Reviews

FAIM, Hollow Hope (Safe Inside Records, 2020)

Some bands mean business. Others just want to talk shit. Denver's FAIM seem like they're all about the former.

After dropping a scrappy demo in 2017, a wicked sounding 7" the following year, and demonstrating significant maturation in their songwriting on a split with Discourage and LIFT last year, FAIM have clearly been building towards something.

What this something is may not have been transparent from the start, but after hearing their debut LP, Hollow Hope, the upshot of their momentous climb should be clear.

FAIM has come to kick sexist, racist, xenophobic, and queerphobic ass and chew bubblegum, and having just swallowed said gum, those who they set their sights on better hope they're insured. 

The band's operating clause of the on Hollow Hope can be read plainly in the track "Division Ave." The song serves as a sonic flood gate for the brash, cold-clock of the first half of the album and the slippery, chemical fire of the latter half, slowing down enough in its outro to make room for a sample of James Baldwin defending himself from an accused lack of patriotism.

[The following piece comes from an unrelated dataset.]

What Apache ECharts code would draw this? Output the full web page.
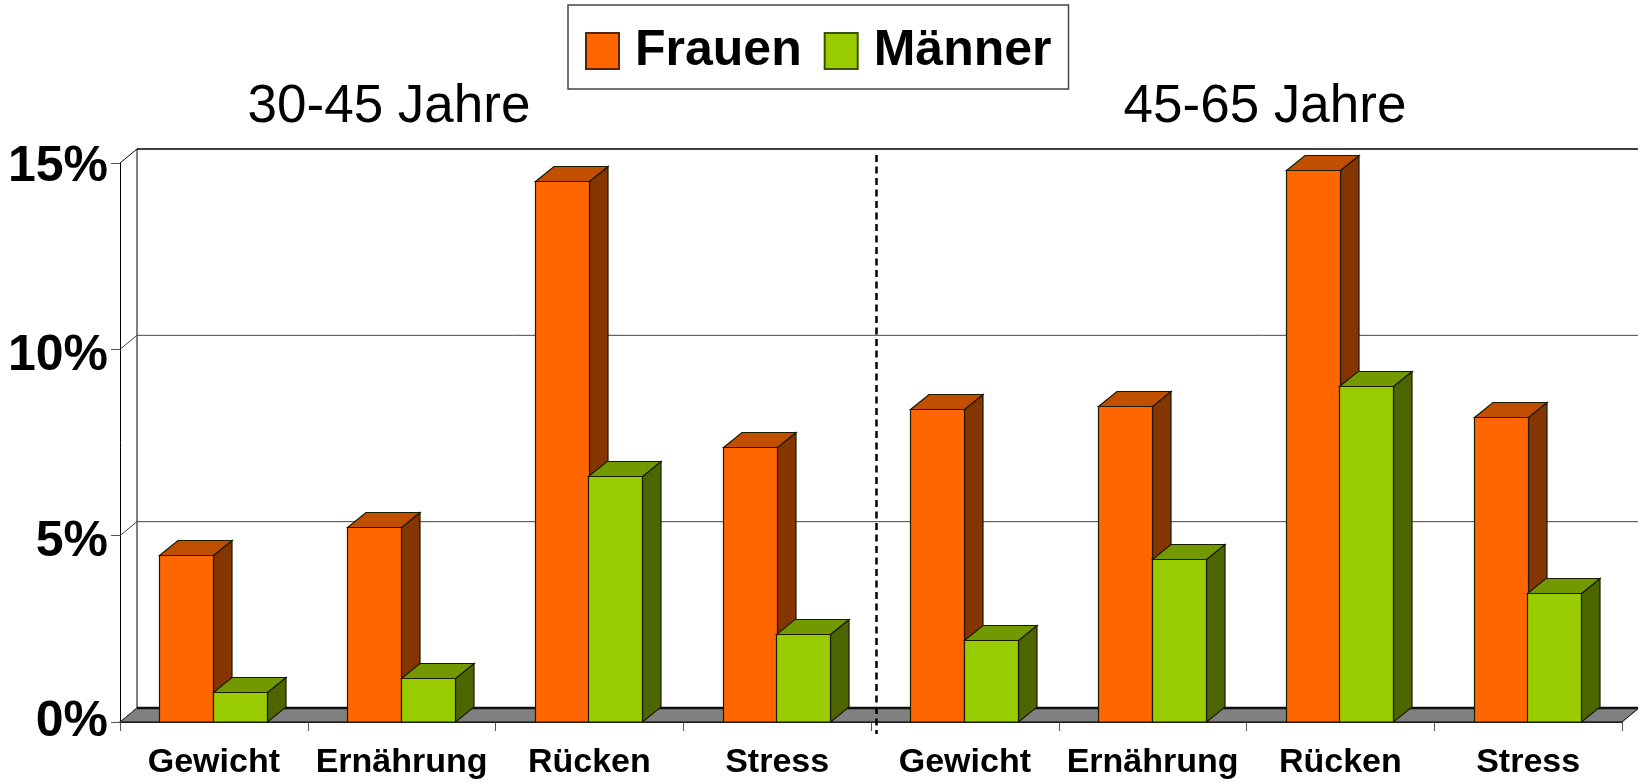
<!DOCTYPE html>
<html>
<head>
<meta charset="utf-8">
<style>html,body{margin:0;padding:0;background:#fff}#c{width:1638px;height:784px}</style>
<script src="https://cdn.jsdelivr.net/npm/echarts@6/dist/echarts.min.js"></script>
</head>
<body>
<div id="c"></div>
<script>
const categories = ['Gewicht','Ernährung','Rücken','Stress','Gewicht','Ernährung','Rücken','Stress'];
const frauen = [4.49,5.22,14.52,7.39,8.41,8.47,14.82,8.19];
const maenner = [0.8,1.17,6.6,2.37,2.2,4.37,9.02,3.47];
const wallTicks = [0,5,10,15];
const groupTitles = ['30-45 Jahre','45-65 Jahre'];

const FONT = '"Liberation Sans", Arial, sans-serif';
const WALL_DX = 17, WALL_DY = 14, BAR_DX = 18.5, BAR_DY = 15;

function pts(a){return {points:a};}

function renderWalls(params, api){
  const cs = params.coordSys;
  const l = cs.x, r = cs.x + cs.width, b = cs.y + cs.height, t = cs.y;
  const end = api.getWidth() + 5;
  const kids = [];
  kids.push({type:'polygon',shape:pts([[l,b],[l+WALL_DX,b-WALL_DY],[r+WALL_DX,b-WALL_DY],[r,b]]),
    style:{fill:'#808080',stroke:'#000',lineWidth:1}});
  kids.push({type:'line',shape:{x1:l+WALL_DX,y1:b-WALL_DY,x2:end,y2:b-WALL_DY},style:{stroke:'#111',lineWidth:2.5}});
  kids.push({type:'line',shape:{x1:l+WALL_DX,y1:t-WALL_DY,x2:l+WALL_DX,y2:b-WALL_DY},style:{stroke:'#000',lineWidth:1}});
  wallTicks.forEach(v=>{
    const y = api.coord([0,v])[1];
    kids.push({type:'line',shape:{x1:l,y1:y,x2:l+WALL_DX,y2:y-WALL_DY},style:{stroke:v===15?'#000':'#444',lineWidth:1}});
    if(v>0) kids.push({type:'line',shape:{x1:l+WALL_DX,y1:y-WALL_DY,x2:end,y2:y-WALL_DY},
      style:{stroke:v===15?'#000':'#444',lineWidth:v===15?1.5:1}});
  });
  const band = api.size([1,0])[0];
  const sepX = Math.round(api.coord([3,0])[0] + band/2 + 5) + 0.5;
  kids.push({type:'line',shape:{x1:sepX,y1:t-8,x2:sepX,y2:b+12},style:{stroke:'#000',lineWidth:2.5,lineDash:[7,4.5]}});
  return {type:'group',silent:true,children:kids};
}

function barRenderer(side, front, top, dark){
  return function(params, api){
    const band = api.size([1,0])[0];
    const w = band*0.285;
    const p = api.coord([api.value(0),api.value(1)]);
    const base = api.coord([api.value(0),0])[1];
    const x0 = Math.round(side<0 ? p[0]-w : p[0]) - 0.5;
    const x1 = x0 + Math.round(w);
    const y = Math.round(p[1]) + 0.5;
    const s = {stroke:'#1a1a00',lineWidth:1.2};
    return {type:'group',children:[
      {type:'polygon',shape:pts([[x1,y],[x1+BAR_DX,y-BAR_DY],[x1+BAR_DX,base-BAR_DY],[x1,base]]),style:{fill:dark,...s}},
      {type:'polygon',shape:pts([[x0,y],[x0+BAR_DX,y-BAR_DY],[x1+BAR_DX,y-BAR_DY],[x1,y]]),style:{fill:top,...s}},
      {type:'rect',shape:{x:x0,y:y,width:x1-x0,height:base-y},style:{fill:front,...s}}
    ]};
  };
}

const labelStyle = {fontFamily:FONT,fontSize:50,fontWeight:'bold',color:'#000'};
const chart = echarts.init(document.getElementById('c'),null,{renderer:'canvas'});
chart.setOption({
  animation:false,
  backgroundColor:'#fff',
  title:[
    {text:groupTitles[0],left:384,top:76,textAlign:'center',textStyle:{fontFamily:FONT,fontSize:53,fontWeight:'normal',color:'#000'}},
    {text:groupTitles[1],left:1260,top:76,textAlign:'center',textStyle:{fontFamily:FONT,fontSize:53,fontWeight:'normal',color:'#000'}}
  ],
  legend:{
    data:['Frauen','Männer'],
    left:568,top:5,
    orient:'horizontal',
    padding:[21,17,13,17],
    itemWidth:33,itemHeight:36,itemGap:22,
    borderColor:'#444',borderWidth:1.5,backgroundColor:'#fff',
    icon:'rect',
    textStyle:{fontFamily:FONT,fontSize:50,fontWeight:'bold',color:'#000',padding:[0,0,0,11]},
    selectedMode:false
  },
  grid:{left:120,right:16,top:163,bottom:62,containLabel:false},
  xAxis:{
    type:'category',data:categories,
    axisLine:{show:true,onZero:false,lineStyle:{color:'#000',width:1.5}},
    axisTick:{show:true,length:9,alignWithLabel:false,lineStyle:{color:'#555',width:1}},
    axisLabel:{interval:0,margin:24,hideOverlap:false,fontFamily:FONT,fontSize:34,fontWeight:'bold',color:'#000'},
    splitLine:{show:false}
  },
  yAxis:{
    type:'value',min:0,max:15,interval:5,
    axisLine:{show:true,lineStyle:{color:'#000',width:1}},
    axisTick:{show:true,length:9,lineStyle:{color:'#555',width:1}},
    axisLabel:{margin:12,...labelStyle,
      formatter:v => (v===5||v===10) ? '{low|'+v+'%}' : (v===15 ? '{mid|'+v+'%}' : '{base|'+v+'%}'),
      rich:{
        base:{...labelStyle},
        mid:{...labelStyle,padding:[8,0,0,0]},
        low:{...labelStyle,padding:[14,0,0,0]}
      }
    },
    splitLine:{show:false}
  },
  series:[
    {type:'custom',name:'walls',silent:true,z:1,data:[[0,0]],renderItem:renderWalls,tooltip:{show:false}},
    {type:'custom',name:'Frauen',z:3,itemStyle:{color:'#FF6600',borderColor:'#5a2400',borderWidth:1},
      encode:{x:0,y:1},data:frauen.map((v,i)=>[i,v]),renderItem:barRenderer(-1,'#FF6600','#C05000','#843500')},
    {type:'custom',name:'Männer',z:4,itemStyle:{color:'#99CC00',borderColor:'#3d5200',borderWidth:1},
      encode:{x:0,y:1},data:maenner.map((v,i)=>[i,v]),renderItem:barRenderer(1,'#99CC00','#739900','#4D6600')}
  ]
});
</script>
</body>
</html>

In this vignette, we hear the master words smith echoing many of the sentiments he voiced in his 1963’s The Fire Next Time, namely that if the United States and the Christian Church want to demand his loyalty, they need to not treat him like their enemy. "Division Ave" blows past your years with a gust of heat like the wind coming off an onrushing brushfire.

After giving Mr. Baldwin the floor and allowing the tense guitar feedback that pools beneath his indictments to simmer and roil, these sonic manifestations of dismay begin to boil over on the scalding foment of "Promises Kept." The album's title track continues in this vein of bitter contemplation as chords and vocal melodies arrow-head through Modern Life is War-esque phases and drop into Super Unison evoking seismic plummets. It's enough to make you weep with terror and anticipation. 

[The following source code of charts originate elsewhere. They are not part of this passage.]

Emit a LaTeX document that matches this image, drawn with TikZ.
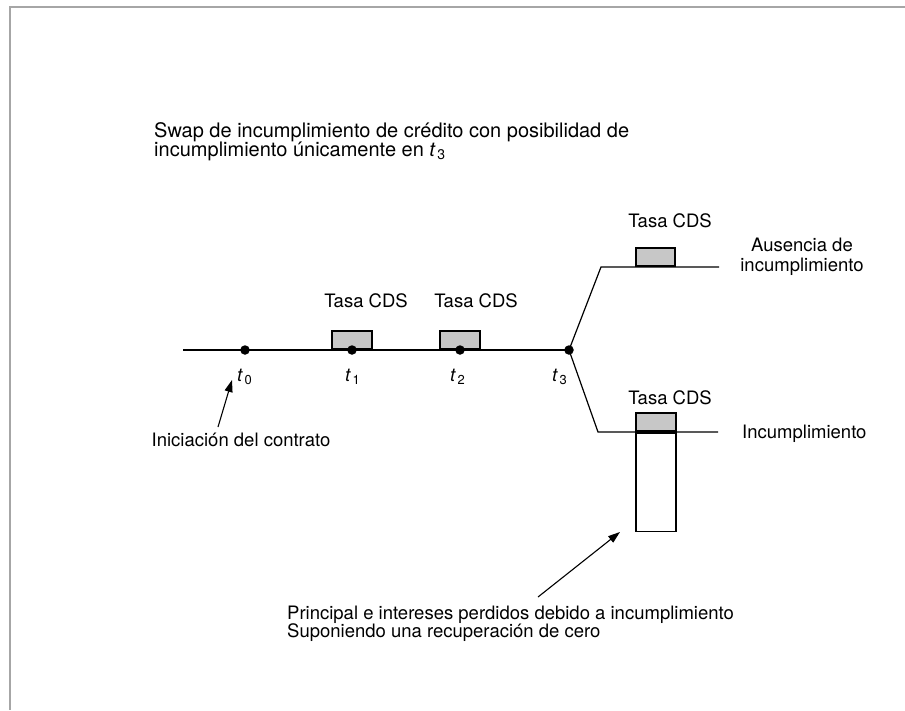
\documentclass[tikz,border=0pt]{standalone}
\usepackage{fontspec}
\setmainfont{TeX Gyre Heros}
\usepackage{tikz}
\usetikzlibrary{arrows.meta,positioning,calc}

\newcommand{\tsub}[1]{\textit{t}\kern1.5pt\textsubscript{#1}}

\begin{document}
\begin{tikzpicture}[x=1pt,y=-1pt,
  txt/.style={font=\fontsize{18.5}{20}\selectfont,inner sep=0pt},
  dot/.style={circle,fill=black,inner sep=0pt,minimum size=9.5pt},
  tline/.style={line width=1.2pt},
  cdsbox/.style={draw,line width=1.8pt,fill=black!22,inner sep=0pt,
    minimum width=39.5pt,minimum height=18pt,anchor=south},
  lossbox/.style={draw,line width=1.8pt,fill=white,inner sep=0pt,
    minimum width=39.5pt,minimum height=98.5pt,anchor=north},
  pointer/.style={line width=1.1pt,-{Triangle[length=12pt,width=8pt]}}]
  \useasboundingbox (0,0) rectangle (905,710);
  \draw[line width=2pt,black!35] (10,710) -- (10,7) -- (905,7);

  \coordinate (s)  at (183,350);
  \coordinate (p0) at (245,350);
  \coordinate (p1) at (352,350);
  \coordinate (p2) at (460,350);
  \coordinate (p3) at (569,350);
  \coordinate (uc) at (601,267);
  \coordinate (ue) at (719,267);
  \coordinate (lc) at (598,432);
  \coordinate (le) at (718,432);

  \draw[tline] (s)--(p3);
  \draw[tline] (p3)--(uc)--(ue);
  \node[lossbox] (loss) at (656,432) {};
  \node[cdsbox] (b1) at (p1) {};
  \node[cdsbox] (b2) at (p2) {};
  \node[cdsbox] (bu) at (655.5,267) {};
  \node[cdsbox] (bl) at (656,432) {};
  \draw[tline] (p3)--(lc)--(le);

  \node[dot] (d0) at (p0) {};
  \node[dot] (d1) at (p1) {};
  \node[dot] (d2) at (p2) {};
  \node[dot] (d3) at (p3) {};

  \node[txt,anchor=base] (r1) at (366,307) {Tasa CDS};
  \node[txt,anchor=base] (r2) at (476,307) {Tasa CDS};
  \node[txt,anchor=base] (ru) at (670,227) {Tasa CDS};
  \node[txt,anchor=base] (rl) at (670,404) {Tasa CDS};

  \node[txt,anchor=base west] (l0) at (237,381) {\tsub{0}};
  \node[txt,anchor=base west] (l1) at (345,381) {\tsub{1}};
  \node[txt,anchor=base west] (l2) at (450,381) {\tsub{2}};
  \node[txt,anchor=base west] (l3) at (552,381) {\tsub{3}};

  \node[txt,font=\fontsize{20}{19}\selectfont,anchor=base west,align=left] (title) at (154,156)
    {Swap de incumplimiento de crédito con posibilidad de\\incumplimiento únicamente en \tsub{3}};
  \node[txt,anchor=base] (init) at (241,446) {Iniciación del contrato};
  \node[txt,anchor=base,align=center] (nodef) at (802,271) {Ausencia de\\incumplimiento};
  \node[txt,anchor=base west] (def) at (742,438) {Incumplimiento};
  \node[txt,font=\fontsize{18.5}{18}\selectfont,anchor=base west,align=left] (lost) at (287,637)
    {Principal e intereses perdidos debido a incumplimiento\\Suponiendo una recuperación de cero};

  \coordinate (a0)    at (218,427);
  \coordinate (a0tip) at (232,380);
  \coordinate (a1)    at (538,597);
  \coordinate (a1tip) at (620,532);
  \draw[pointer] (a0)--(a0tip);
  \draw[pointer] (a1)--(a1tip);
\end{tikzpicture}
\end{document}
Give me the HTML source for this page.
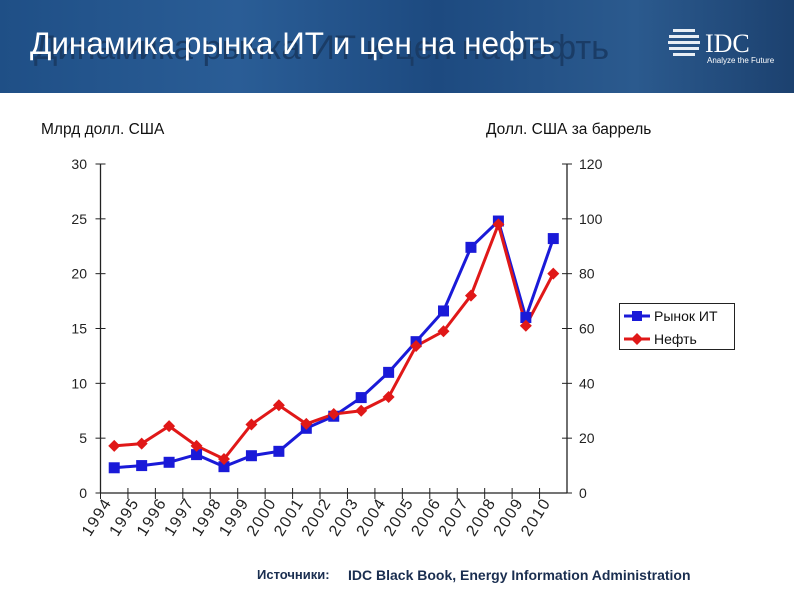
<!DOCTYPE html>
<html><head><meta charset="utf-8"><style>
body{margin:0;width:794px;height:595px;overflow:hidden;background:#fff;font-family:"Liberation Sans",sans-serif;}
#hdr{position:absolute;left:0;top:0;width:794px;height:93px;background:linear-gradient(90deg,#1f4f86 0%,#2a5d96 30%,#1d4a80 55%,#2b5a8e 80%,#1c416f 100%);}
.t{position:absolute;white-space:nowrap;}
</style></head><body>
<div id="hdr">
<div class="t" style="left:34px;top:29px;font-size:34.5px;color:#1a3c66;">Динамика рынка ИТ и цен на нефть</div>
<div class="t" style="left:30px;top:25px;font-size:31.5px;color:#fff;">Динамика рынка ИТ и цен на нефть</div>
<svg style="position:absolute;left:665px;top:25px" width="125" height="45">
<g fill="#e8eef5"><rect x="8" y="4" width="22" height="3"/><rect x="4" y="10" width="30" height="3"/><rect x="3" y="16" width="32" height="3"/><rect x="4" y="22" width="30" height="3"/><rect x="8" y="28" width="22" height="3"/></g>
<text x="40" y="27" font-family="Liberation Serif" font-size="26" fill="#fff">IDC</text>
<text x="42" y="38" font-size="8" fill="#fff">Analyze the Future</text></svg>
</div>
<div class="t" style="left:41px;top:121px;font-size:15.5px;color:#111;">Млрд долл. США</div>
<div class="t" style="left:486px;top:121px;font-size:15.5px;color:#111;">Долл. США за баррель</div>
<svg id="ch" width="794" height="595" style="position:absolute;left:0;top:0"></svg>
<div class="t" style="left:619px;top:303px;width:114px;height:45px;border:1px solid #222;"></div>
<div class="t" style="left:257px;top:567px;font-size:13px;font-weight:bold;color:#1a2e50;">Источники:</div>
<div class="t" style="left:348px;top:567px;font-size:14px;font-weight:bold;color:#1a2e50;">IDC Black Book, Energy Information Administration</div>
<script>
const years=["1994","1995","1996","1997","1998","1999","2000","2001","2002","2003","2004","2005","2006","2007","2008","2009","2010"];
const itMarket=[2.3,2.5,2.8,3.5,2.4,3.4,3.8,5.9,7.0,8.7,11.0,13.8,16.6,22.4,24.8,16.0,23.2];
const oilPrice=[17.2,18,24.4,17.2,12.4,25,32,25.2,28.8,30,35,53.6,59,72,98,61,80];
const leftTicks=[0,5,10,15,20,25,30];
const rightTicks=[0,20,40,60,80,100,120];
const NS="http://www.w3.org/2000/svg",svg=document.getElementById('ch');
const X0=100.5,X1=567,Y0=493,Y1=164,band=(X1-X0)/years.length;
const xc=i=>X0+band*(i+0.5), yl=v=>Y0-(Y0-Y1)*v/30, yr=v=>Y0-(Y0-Y1)*v/120;
function mk(t,a,p){const e=document.createElementNS(NS,t);for(const k in a)e.setAttribute(k,a[k]);(p||svg).appendChild(e);return e;}
let e;
e=mk('line',{x1:X0,y1:Y1,x2:X0,y2:Y0,stroke:'#222','stroke-width':1.3});

e=mk('line',{x1:X1,y1:Y1,x2:X1,y2:Y0,stroke:'#222','stroke-width':1.3});

e=mk('line',{x1:X0,y1:Y0,x2:X1,y2:Y0,stroke:'#222','stroke-width':1.3});

leftTicks.forEach(v=>{mk('line',{x1:X0-5,y1:yl(v),x2:X0+5,y2:yl(v),stroke:'#222'});
e=mk('text',{x:87,y:yl(v)+5,'text-anchor':'end','font-size':14,fill:'#222'});e.textContent=v;
});
rightTicks.forEach(v=>{mk('line',{x1:X1-5,y1:yr(v),x2:X1+5,y2:yr(v),stroke:'#222'});
e=mk('text',{x:579,y:yr(v)+5,'font-size':14,fill:'#222'});e.textContent=v;
});
years.forEach((y,i)=>{const bx=X0+band*i;mk('line',{x1:bx,y1:Y0-5,x2:bx,y2:Y0+6,stroke:'#222'});
e=mk('text',{x:0,y:0,'text-anchor':'end','font-size':16,'letter-spacing':'1.5',fill:'#222',transform:`translate(${xc(i)-2},${Y0+9}) rotate(-58)`});e.textContent=y;
});
e=mk('polyline',{points:itMarket.map((v,i)=>xc(i)+','+yl(v)).join(' '),fill:'none',stroke:'#1a1ad8','stroke-width':3});

e=mk('polyline',{points:oilPrice.map((v,i)=>xc(i)+','+yr(v)).join(' '),fill:'none',stroke:'#e01818','stroke-width':3});

itMarket.forEach((v,i)=>{e=mk('rect',{x:xc(i)-5.5,y:yl(v)-5.5,width:11,height:11,fill:'#1a1ad8'});
});
oilPrice.forEach((v,i)=>{const x=xc(i),y=yr(v);e=mk('polygon',{points:`${x},${y-6} ${x+6},${y} ${x},${y+6} ${x-6},${y}`,fill:'#e01818'});
});
mk('line',{x1:624,y1:316,x2:650,y2:316,stroke:'#1a1ad8','stroke-width':3});mk('rect',{x:632,y:311,width:10,height:10,fill:'#1a1ad8'});
e=mk('text',{x:654,y:321,'font-size':14,fill:'#111'});e.textContent='Рынок ИТ';
mk('line',{x1:624,y1:339,x2:650,y2:339,stroke:'#e01818','stroke-width':3});mk('polygon',{points:'637,333 643,339 637,345 631,339',fill:'#e01818'});
e=mk('text',{x:654,y:344,'font-size':14,fill:'#111'});e.textContent='Нефть';
</script>
</body></html>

Early tracks like "Rain City" and "Sleep" blitz a scorching path of power violence and fastcore, cork-screwing through pit-wind ups in a way that brings to mind the phenomenally pugnacious Punch, and spiritually of the downtrodden psychic deprivation of Weekend Nachos.

These initial tastes of blood will keep you swimming up-stream along the thin-irony ribbon left behind the downtuned, acetone guitar and bass, and throat distending bark of singer Kat's vocal delivery, through to the main courses of "Downstairs at the Middle East" and closing track "To the Moon and Back."

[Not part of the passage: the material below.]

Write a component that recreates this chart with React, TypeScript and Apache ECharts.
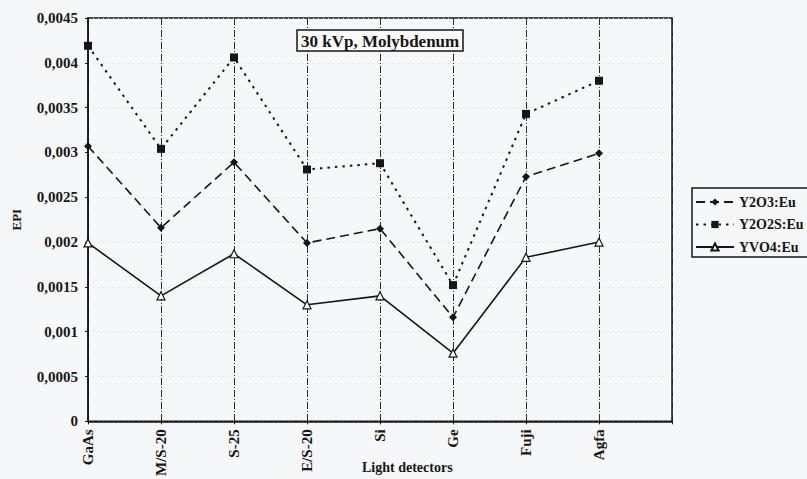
import React, { useEffect, useRef } from "react";
import * as echarts from "echarts";

const categories = ["GaAs", "M/S-20", "S-25", "E/S-20", "Si", "Ge", "Fuji", "Agfa", ""];
const y2o3 = [0.00307, 0.00216, 0.00289, 0.00199, 0.00215, 0.00116, 0.00273, 0.00299];
const y2o2s = [0.00419, 0.00304, 0.00406, 0.00281, 0.00288, 0.00152, 0.00343, 0.0038];
const yvo4 = [0.00199, 0.0014, 0.00187, 0.0013, 0.0014, 0.00076, 0.00183, 0.002];
const seriesNames = ["Y2O3:Eu", "Y2O2S:Eu", "YVO4:Eu"];

const FONT = "'Liberation Serif', 'DejaVu Serif', serif";
const INK = "#161616";

export default function App() {
  const ref = useRef<HTMLDivElement>(null);
  useEffect(() => {
    if (!ref.current) return;
    const chart = echarts.init(ref.current, undefined, { renderer: "svg" });
    chart.setOption({
      animation: false,
      backgroundColor: "#f6f7f9",
      textStyle: { fontFamily: FONT },
      title: {
        text: "30 kVp, Molybdenum",
        left: 297,
        top: 30,
        padding: [3, 4, 1, 4],
        borderColor: INK,
        borderWidth: 1.5,
        backgroundColor: "#fafafa",
        textStyle: { fontFamily: FONT, fontWeight: "bold", fontSize: 17, color: INK },
      },
      legend: {
        orient: "vertical",
        left: 692,
        top: 194,
        padding: [0, 0, 0, 3],
        itemGap: 6.5,
        itemWidth: 38,
        itemHeight: 9,
        data: seriesNames,
        textStyle: { fontFamily: FONT, fontWeight: "bold", fontSize: 14, color: INK, lineHeight: 16 },
      },
      grid: {
        left: 88,
        right: 135,
        top: 18,
        bottom: 57,
        show: true,
        borderColor: INK,
        borderWidth: 1.5,
        backgroundColor: "transparent",
      },
      xAxis: {
        type: "category",
        data: categories,
        boundaryGap: false,
        axisLine: { show: true, lineStyle: { color: INK, width: 1.5 } },
        axisTick: { show: true, length: 3, lineStyle: { color: INK } },
        axisLabel: {
          rotate: 90,
          margin: 8,
          interval: 0,
          fontFamily: FONT,
          fontWeight: "bold",
          fontSize: 15,
          color: INK,
        },
        splitLine: { show: true, interval: 0, lineStyle: { color: "#2a2a2a", width: 1, type: [7, 2, 1, 2] } },
      },
      yAxis: {
        type: "value",
        min: 0,
        max: 0.0045,
        interval: 0.0005,
        name: "EPI",
        nameLocation: "middle",
        nameGap: 65,
        nameTextStyle: { fontFamily: FONT, fontWeight: "bold", fontSize: 13, color: INK },
        axisLine: { show: true, lineStyle: { color: INK, width: 1.5 } },
        axisTick: { show: true, length: 3, lineStyle: { color: INK } },
        axisLabel: {
          margin: 10,
          fontFamily: FONT,
          fontWeight: "bold",
          fontSize: 15,
          color: INK,
          formatter: (v: number) => (v === 0 ? "0" : String(parseFloat(v.toFixed(4))).replace(".", ",")),
        },
        splitLine: { show: true, lineStyle: { color: "#d4d6da", width: 1, type: [1, 4] } },
      },
      graphic: [
        {
          type: "rect",
          shape: { x: 692, y: 188, width: 140, height: 69 },
          style: { fill: "none", stroke: INK, lineWidth: 1.5 },
          silent: true,
        },
        {
          type: "text",
          left: 362,
          top: 460,
          style: { text: "Light detectors", font: `bold 14px ${FONT}`, fill: INK },
        },
      ],
      series: [
        {
          name: seriesNames[0],
          type: "line",
          data: y2o3,
          symbol: "diamond",
          symbolSize: 8,
          itemStyle: { color: INK },
          lineStyle: { color: INK, width: 1.6, type: [9, 5] },
        },
        {
          name: seriesNames[1],
          type: "line",
          data: y2o2s,
          symbol: "rect",
          symbolSize: 8,
          itemStyle: { color: INK },
          lineStyle: { color: INK, width: 2, type: [2.5, 5] },
        },
        {
          name: seriesNames[2],
          type: "line",
          data: yvo4,
          symbol: "triangle",
          symbolSize: 8,
          itemStyle: { color: "#ffffff", borderColor: INK, borderWidth: 1.2 },
          lineStyle: { color: INK, width: 1.6, type: "solid" },
        },
      ],
    });
    return () => chart.dispose();
  }, []);
  return <div ref={ref} style={{ position: "fixed", left: 0, top: 0, width: 807, height: 479 }} />;
}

Both take on a trembling, tense, and post-hardcore approach to purgative catharsis, standing their ground against the injustice of the world and it's ally, the dragging inertia of time that takes its toll on individual bodies and collective political action alike.

Photo: Lily Fraser

Along the way, you will be invited to take big, ragged bites out of racist bullies on the thin blue line shredding "Bastards" and steal the resolve in your guts on the convulsive, perspiration lubricated, haymaker hurricane "Back on the Wall." 

You might feel like you've been put through the wringer by this Hollow Hope, but I guarantee that if you can make it through all ten pummeling tracks, then you are the type of person this album was meant to inspire.

Now, just imagine what FAIM would do to someone they didn't like. If you are unfortunate enough to be the target of their outrage, then there might not be much left of you after an encounter with the band, then jam stains and matted clumps of hair, collecting in the floor drain of some basement that doubles as a DIY community space.

Hollow Hope might be their album's name, but from what I'm hearing, FAIM is far from hopeless. In fact, I believe they've just begun to fight.